I detect quite a bit of froth in this space.

Financial-engineering wise, this makes sense because the real estate assets are currently overvalued with very low cap rates for such assets, more so than the underlying valuation of the businesses in question (in Loblaw’s case, groceries, and in Canadian Tire’s case, retail junk).

It makes me wonder if an entity such as McDonalds will consider the same – the amount of real estate assets they have is not inconsiderable.

Markets are partying on – when will it stop?

Stock markets are reaching all-time highs. The S&P 500 is well beyond the peak it reached in 2007. Sentiment is positive, what can go wrong?

spx

Please realize I am a horrible chartist and the trendlines drawn are merely approximations. However, over the past three years, the S&P 500 has seen three major periods of rallying and note the dates/values are approximate:

08/2010 to 02/2011 (6 months): 1,040 to 1,340 (+29%)
11/2011 to 03/2012 (5 months): 1,160 to 1,420 (+22%)
06/2012 to 09/2012 (3 months): 1,270 to 1,470 (+16%)
11/2012 to ??/???? (6 months and ongoing): 1,350 to 1,620 (currently) (+20%)

Given historical trends, this rally is about to run out of gas. The party will likely stop sooner than later, so be careful and raise cash.

Genworth MI’s sensitivity to unemployment rates

Genworth MI took a dive today because of the rise of unemployment in the Statistics Canada March release of the labour profile. Employment of full-time workers went down 54,000 workers.

mic

A rise in unemployment will increase the frequency of claims on mortgage insurance, while a decrease in property value will result in an increase in the severity of claims.

I believe the market is over-reacting to this news, but it is true that the default and delinquency rates for Canadian mortgages at present is quite low compared to historical norms.

On the brighter side, a lower share price makes the share buyback option more attractive.

Genworth MI upcoming quarterly report

There is a strong possibility that Genworth MI (TSX: MIC) will make some sort of announcement this month, specifically with respect to what they are going to be doing with their excess capital.

A chart of MIC shows that it has gone nowhere over the past month, but this has been since quite a run-up since last August when it traded all the way down to about $16/share.

mic

At the beginning of January 2013, MIC had about 210% of the minimum capital test that is required and the company has an internal target of 190%, which means that they had about $287 million in excess capital available. This does not include the additional capital that has accumulated in the first quarter of 2013.

Having this extra capital (noting that $337.87 million was in very low-yielding cash and short-term equivalents at the end of 2012) is lowering the return on equity, reducing portfolio yield and is producing a drag on performance. The cash can be safely returned into the hands of investors.

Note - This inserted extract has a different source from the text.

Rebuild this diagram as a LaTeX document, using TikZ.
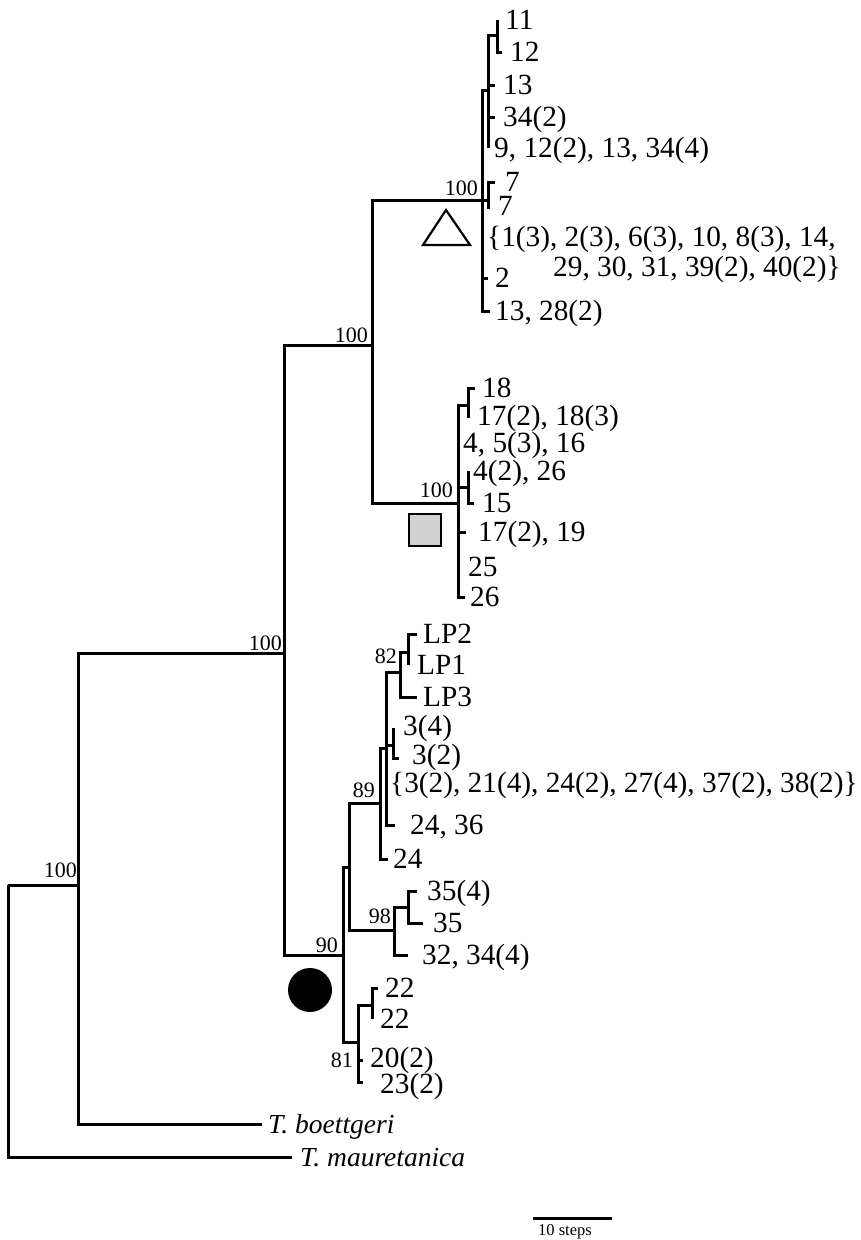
\documentclass[tikz,border=0pt]{standalone}
\usepackage{fontspec}
\setmainfont{Liberation Serif}
\usetikzlibrary{positioning}

\begin{document}
\begin{tikzpicture}[x=1pt, y=-1pt,
        br/.style={line width=3pt},
        lab/.style={inner sep=0pt, text height=19.8pt, text depth=0pt,
                font=\fontsize{29.3}{31}\selectfont},
        sp/.style={lab, font=\fontsize{27.5}{30}\selectfont\itshape},
        bs/.style={inner sep=0pt, anchor=base east,
                font=\fontsize{22}{24}\selectfont}]

    \useasboundingbox (0,0) rectangle (860,1240);

    % internal nodes (x of vertical, y of incoming branch)
    \coordinate (root)   at (8,885);
    \coordinate (ingrp)  at (78,885);
    \coordinate (core)   at (284,653);
    \coordinate (upper)  at (372,345);
    \coordinate (tri)    at (482,200);
    \coordinate (triA)   at (488,90);
    \coordinate (triB)   at (497,35);
    \coordinate (triC)   at (488,200);
    \coordinate (sq)     at (458,503);
    \coordinate (sqA)    at (468,405);
    \coordinate (sqB)    at (468,487);
    \coordinate (dot)    at (343,955);
    \coordinate (dotA)   at (349,867);
    \coordinate (lpgrp)  at (380,803);
    \coordinate (lpA)    at (386,748);
    \coordinate (lpB)    at (400,672);
    \coordinate (lpC)    at (408,652);
    \coordinate (lpD)    at (393,745);
    \coordinate (grp98)  at (394,930);
    \coordinate (grp98A) at (408,907);
    \coordinate (grp81)  at (358,1042);
    \coordinate (grp81A) at (372,1005);

    % tips
    \coordinate (t11)   at (497,20);
    \coordinate (t12)   at (502,52);
    \coordinate (t13)   at (495,85);
    \coordinate (t34)   at (495,117);
    \coordinate (t9)    at (488,148);
    \coordinate (t7a)   at (495,182);
    \coordinate (t7b)   at (488,209);
    \coordinate (tbr)   at (482,237);
    \coordinate (t2)    at (488,278);
    \coordinate (t13b)  at (490,311);
    \coordinate (t18)   at (475,388);
    \coordinate (t17a)  at (468,418);
    \coordinate (t4a)   at (458,443);
    \coordinate (t4b)   at (468,471);
    \coordinate (t15)   at (474,503);
    \coordinate (t17b)  at (466,532);
    \coordinate (t25)   at (458,567);
    \coordinate (t26)   at (465,597);
    \coordinate (tLP2)  at (417,634);
    \coordinate (tLP1)  at (408,665);
    \coordinate (tLP3)  at (417,697);
    \coordinate (t3a)   at (393,728);
    \coordinate (t3b)   at (399,758);
    \coordinate (t3c)   at (386,783);
    \coordinate (t24a)  at (395,825);
    \coordinate (t24b)  at (388,859);
    \coordinate (t35a)  at (417,891);
    \coordinate (t35b)  at (423,923);
    \coordinate (t32)   at (408,955);
    \coordinate (t22a)  at (378,988);
    \coordinate (t22b)  at (372,1019);
    \coordinate (t20)   at (363,1060);
    \coordinate (t23)   at (363,1082);
    \coordinate (tboe)  at (262,1124);
    \coordinate (tmau)  at (292,1157);

    % branches
    \draw[br] (root) |- (tmau)  (root) |- (ingrp);
    \draw[br] (ingrp) |- (core)  (ingrp) |- (tboe);
    \draw[br] (core) |- (upper)  (core) |- (dot);
    \draw[br] (upper) |- (tri)  (upper) |- (sq);
    \draw[br] (tri) |- (triA)  (tri) |- (triC)  (tri) |- (tbr)  (tri) |- (t2)  (tri) |- (t13b);
    \draw[br] (triA) |- (triB)  (triA) |- (t13)  (triA) |- (t34)  (triA) |- (t9);
    \draw[br] (triB) |- (t11)  (triB) |- (t12);
    \draw[br] (triC) |- (t7a)  (triC) |- (t7b);
    \draw[br] (sq) |- (sqA)  (sq) |- (t4a)  (sq) |- (sqB)  (sq) |- (t17b)  (sq) |- (t25)  (sq) |- (t26);
    \draw[br] (sqA) |- (t18)  (sqA) |- (t17a);
    \draw[br] (sqB) |- (t4b)  (sqB) |- (t15);
    \draw[br] (dot) |- (dotA)  (dot) |- (grp81);
    \draw[br] (dotA) |- (lpgrp)  (dotA) |- (grp98);
    \draw[br] (lpgrp) |- (lpA)  (lpgrp) |- (t24b);
    \draw[br] (lpA) |- (lpB)  (lpA) |- (lpD)  (lpA) |- (t3c)  (lpA) |- (t24a);
    \draw[br] (lpB) |- (lpC)  (lpB) |- (tLP3);
    \draw[br] (lpC) |- (tLP2)  (lpC) |- (tLP1);
    \draw[br] (lpD) |- (t3a)  (lpD) |- (t3b);
    \draw[br] (grp98) |- (grp98A)  (grp98) |- (t32);
    \draw[br] (grp98A) |- (t35a)  (grp98A) |- (t35b);
    \draw[br] (grp81) |- (grp81A)  (grp81) |- (t20)  (grp81) |- (t23);
    \draw[br] (grp81A) |- (t22a)  (grp81A) |- (t22b);

    % tip labels
    \node[lab, right=8pt of t11]  (l11)  {11};
    \node[lab, right=8pt of t12]  (l12)  {12};
    \node[lab, right=8pt of t13]  (l13)  {13};
    \node[lab, right=8pt of t34]  (l34)  {34(2)};
    \node[lab, right=6pt of t9]   (l9)   {9, 12(2), 13, 34(4)};
    \node[lab, right=10pt of t7a] (l7a)  {7};
    \node[lab, right=10pt of t7b, yshift=3pt] (l7b) {7};
    \node[lab, right=5pt of tbr]  (lbr)  {\{1(3), 2(3), 6(3), 10, 8(3), 14,};
    \node[lab, anchor=west] (lbr2) at (553,267) {29, 30, 31, 39(2), 40(2)\}};
    \node[lab, right=7pt of t2]   (l2)   {2};
    \node[lab, right=5pt of t13b] (l13b) {13, 28(2)};
    \node[lab, right=7pt of t18]  (l18)  {18};
    \node[lab, right=9pt of t17a, yshift=2pt] (l17a) {17(2), 18(3)};
    \node[lab, right=5pt of t4a]  (l4a)  {4, 5(3), 16};
    \node[lab, right=5pt of t4b]  (l4b)  {4(2), 26};
    \node[lab, right=8pt of t15]  (l15)  {15};
    \node[lab, right=12pt of t17b] (l17b) {17(2), 19};
    \node[lab, right=10pt of t25] (l25)  {25};
    \node[lab, right=5pt of t26]  (l26)  {26};
    \node[lab, right=6pt of tLP2] (lLP2) {LP2};
    \node[lab, right=9pt of tLP1] (lLP1) {LP1};
    \node[lab, right=6pt of tLP3] (lLP3) {LP3};
    \node[lab, right=10pt of t3a, yshift=2pt] (l3a) {3(4)};
    \node[lab, right=13pt of t3b, yshift=3pt] (l3b) {3(2)};
    \node[lab, right=4pt of t3c]  (l3c)  {\{3(2), 21(4), 24(2), 27(4), 37(2), 38(2)\}};
    \node[lab, right=15pt of t24a] (l24a) {24, 36};
    \node[lab, right=5pt of t24b] (l24b) {24};
    \node[lab, right=10pt of t35a] (l35a) {35(4)};
    \node[lab, right=10pt of t35b] (l35b) {35};
    \node[lab, right=14pt of t32] (l32)  {32, 34(4)};
    \node[lab, right=7pt of t22a] (l22a) {22};
    \node[lab, right=8pt of t22b] (l22b) {22};
    \node[lab, right=7pt of t20, yshift=2pt] (l20) {20(2)};
    \node[lab, right=17pt of t23, yshift=-2pt] (l23) {23(2)};
    \node[sp, right=6pt of tboe]  (lboe) {T. boettgeri};
    \node[sp, right=8pt of tmau]  (lmau) {T. mauretanica};

    % bootstrap values
    \node[bs] (bsTri)   at (478,195)  {100};
    \node[bs] (bsUpper) at (368,342)  {100};
    \node[bs] (bsCore)  at (282,650)  {100};
    \node[bs] (bsIn)    at (77,877)   {100};
    \node[bs] (bsSq)    at (453,497)  {100};
    \node[bs] (bs82)    at (397,663)  {82};
    \node[bs] (bs89)    at (375,797)  {89};
    \node[bs] (bs98)    at (391,923)  {98};
    \node[bs] (bs90)    at (338,952)  {90};
    \node[bs] (bs81)    at (353,1067) {81};

    % clade markers
    \draw[line width=2.2pt, fill=white] (423,245) -- (470,245) -- (446,210) -- cycle;
    \node[draw, line width=2pt, fill=gray!35, minimum size=32pt, inner sep=0pt]
        (sqmark) at (425,530) {};
    \node[circle, fill=black, minimum size=44pt, inner sep=0pt] (dotmark) at (310,990) {};

    % scale bar
    \coordinate (sbl) at (533,1218);
    \coordinate (sbr) at (612,1218);
    \draw[line width=3pt] (sbl) -- (sbr);
    \node[inner sep=0pt, anchor=north, font=\fontsize{16.5}{18}\selectfont]
        (steps) at (565,1224) {10 steps};
\end{tikzpicture}
\end{document}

There are four options available, noting that it is unlikely that acquisition is a possibility given the very narrowly-defined scope of the industry the company is in:

1. Buy back shares: Likely through a dutch auction tender and at a higher level than existing market value. They have done this two times in the past.

On July 15, 2010, they announced a $325 million buyback between $24 to $28/share and on August 24, 2010 they announced that $26.40 would be the tender price. The stock closed on July 15, 2010 at $23.07/share and the day after it opened trading at $24.25. The market price on August 24, 2010 was $25.79/share. Genworth Financial proportionately tendered its shares to keep its 57.5% ownership stake in MIC.

On May 5, 2011, they announced a $160 million buyback between $26 to $29/share. The market value was $25.25 on the day of the announcement, and the stock opened at $25.55 the day after. On June 27, 2011, they announced that $26 was the price and the closing market value that day was at $25.77/share. Notably after this buyback, the market value fell in the subsequent months.

Given the current market value of the company, if they were to proceed with a similar tender, it would be almost on similar terms as the previous one, with perhaps a tender range between $26 to $29/share. This would be close to book value and this would achieve about a 10% reduction in share count and subsequent 11% increase in earnings per share.

2. Give a special dividend: A special dividend of $287 million would be equivalent to a $2.90/share dividend. The only special dividend declared to date was announced on November 3, 2011 of a $0.50 dividend, payable on December 1, 2011.

3. Some combination of the two;

4. No decision, keep the cash, and wait for less stormy days later.

Influential in this decision will be the needs of the parent company, Genworth (NYSE: GNW), whom is looking much more financially stable than it was back in 2010 and has no pressing need for an infusion of capital either way.

My guess at present is that Genworth MI will launch a tender for its own shares this month. They are still trading under my own estimate of its fair value.

As readers are aware, I have been long on Genworth MI since last July.